The world, at least a few parts of it, have come a long way since. The total number of electric vehicles in the world, crossed 2 million units a few months ago!

Tesla is arguably the most popular electric car in the world today. And yet, even with the slightly more affordable Model 3, which is a few weeks behind on its delivery dates, these cars are expected to take about 30-40 minutes to charge completely (on 220-volt supercharger charging stations). And while that’s significantly down from the 9.5 odd hours the Model S takes to charge.

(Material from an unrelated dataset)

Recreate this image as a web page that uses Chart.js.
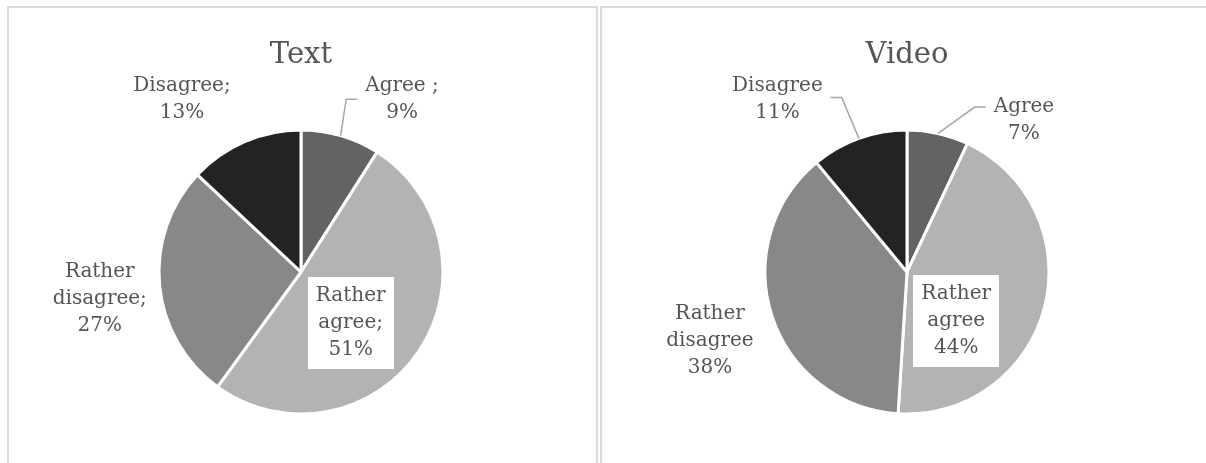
<!DOCTYPE html>
<html>
<head>
<meta charset="utf-8">
<script src="https://cdn.jsdelivr.net/npm/chart.js@4.4.1/dist/chart.umd.min.js"></script>
<style>
  html, body { margin: 0; padding: 0; background: #ffffff; overflow: hidden; }
  #page { position: relative; width: 1206px; height: 463px; }
  .panel { position: absolute; top: 6px; height: 480px; border: 2px solid #dadada; box-sizing: border-box; }
  #panelText { left: 7px; width: 591px; }
  #panelVideo { left: 600px; width: 640px; }
  canvas { position: absolute; top: 0; }
  #textChart { left: 0; }
  #videoChart { left: 603px; }
</style>
</head>
<body>
<div id="page">
  <div class="panel" id="panelText"></div>
  <div class="panel" id="panelVideo"></div>
  <canvas id="textChart" width="600" height="463"></canvas>
  <canvas id="videoChart" width="603" height="463"></canvas>
</div>
<script>
// categories in drawing order (clockwise from 12 o'clock)
const categories = ["Agree", "Rather agree", "Rather disagree", "Disagree"];
const textValues = [9, 51, 27, 13];
const videoValues = [7, 44, 38, 11];
// label text as printed on each chart (percent added from the values)
const textLabelLines = [["Agree ;"], ["Rather", "agree;"], ["Rather", "disagree;"], ["Disagree;"]];
const videoLabelLines = [["Agree"], ["Rather", "agree"], ["Rather", "disagree"], ["Disagree"]];

const sliceColors = ["#636363", "#b3b3b3", "#888888", "#232323"];
const textColor = "#555555";
const labelFont = "20px 'DejaVu Serif'";
const lineHeight = 27;

// draws title, data labels and leader lines from the arc geometry
const pieLabels = {
  id: "pieLabels",
  afterDraw(chart, args, opts) {
    const ctx = chart.ctx;
    const meta = chart.getDatasetMeta(0);
    const values = chart.data.datasets[0].data;
    const total = values.reduce((a, b) => a + b, 0);
    const cx = meta.data[0].x, cy = meta.data[0].y, r = meta.data[0].outerRadius;

    ctx.save();
    ctx.fillStyle = textColor;
    ctx.textAlign = "center";
    ctx.textBaseline = "alphabetic";
    ctx.font = "29px 'DejaVu Serif'";
    ctx.fillText(opts.title, cx, opts.titleBaseline);

    ctx.font = labelFont;
    ctx.textBaseline = "middle";
    meta.data.forEach((arc, i) => {
      const pct = Math.round(values[i] / total * 100) + "%";
      const lines = opts.lines[i].concat([pct]);
      const place = opts.place[i];
      const th = place[0] * Math.PI / 180;
      const lx = cx + place[1] * r * Math.sin(th);
      const ly = cy - place[1] * r * Math.cos(th);
      const w = Math.max(...lines.map(t => ctx.measureText(t).width));
      const h = lines.length * lineHeight;

      if (place[2] === "box") {
        ctx.fillStyle = "#ffffff";
        ctx.fillRect(Math.round(lx - 43), Math.round(ly - 46), 86, 92);
      }

      const lead = opts.leaders[i];
      if (lead !== undefined) {
        const mid = (arc.startAngle + arc.endAngle) / 2;
        const x0 = cx + r * Math.cos(mid), y0 = cy + r * Math.sin(mid);
        const side = lx > cx ? -1 : 1;
        const x2 = lx + side * (w / 2 + 8);
        const y2 = ly + lead;
        const x1 = x2 + side * 11;
        ctx.strokeStyle = "#a6a6a6";
        ctx.lineWidth = 1.5;
        ctx.beginPath();
        ctx.moveTo(x0, y0);
        ctx.lineTo(x1, y2);
        ctx.lineTo(x2, y2);
        ctx.stroke();
      }

      ctx.fillStyle = textColor;
      lines.forEach((t, k) => {
        ctx.fillText(t, lx, ly - h / 2 + lineHeight / 2 + k * lineHeight);
      });
    });
    ctx.restore();
  }
};

function makePie(canvasId, values, title, lines, place, leaders, cx) {
  const cy = 272, radius = 142;
  const canvas = document.getElementById(canvasId);
  return new Chart(canvas, {
    type: "pie",
    data: {
      labels: categories,
      datasets: [{
        data: values,
        backgroundColor: sliceColors,
        borderColor: "#ffffff",
        borderWidth: 3,
      }],
    },
    options: {
      responsive: false,
      animation: false,
      radius: radius,
      layout: {
        padding: {
          left: cx - 150,
          right: canvas.width - cx - 150,
          top: cy - 150,
          bottom: canvas.height - cy - 150,
        },
      },
      plugins: {
        legend: { display: false },
        tooltip: { enabled: false },
        pieLabels: { title, titleBaseline: 63, lines, place, leaders },
      },
    },
    plugins: [pieLabels],
  });
}

// label placement: [angle from 12 o'clock in degrees, distance in radii, style]
makePie("textChart", textValues, "Text", textLabelLines,
  [[30.3, 1.41], [135.6, 0.5, "box"], [262.3, 1.43], [-34.5, 1.48]],
  { 0: 0 }, 301);
makePie("videoChart", videoValues, "Video", videoLabelLines,
  [[37.6, 1.35], [135, 0.49, "box"], [250.7, 1.47], [-36.9, 1.52]],
  { 0: -13, 3: -2 }, 304);
</script>
</body>
</html>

The Tesla Roadster: source

While running costs will probably come down significantly, average charging times are still quite high. At least compared to non-busy fueling times in the day at good ol’ petrol bunks. And given our need for everything to work in the shortest time possible. Same need that ready-to-eat packaged meals, fast charging mobile tech and granola bars aim at satisfying.

Tesla’s Supercharging stations: source

Surely designers and engineers at Tesla Motors and at other companies are wondering how reduce recharging times.

To give you a glimpse into the probable Charging Station Problems:

  • Not enough stations
  • Considerable Time-to-charge
  • Large wait area needed for vehicles coming in
    (a concern in countries with limited real estate)

Given the interesting constraints, and that electric cars and their ecosystems continue to be built the way they are, I realized that it needed a fresh look, perhaps with a design thinking mindset, in an attempt to solve it.

I believe one way to dramatically reduce charging times, is to differently design the cars’ battery packs and charging stations themselves. And also the model around which the battery packs fit into the bigger picture.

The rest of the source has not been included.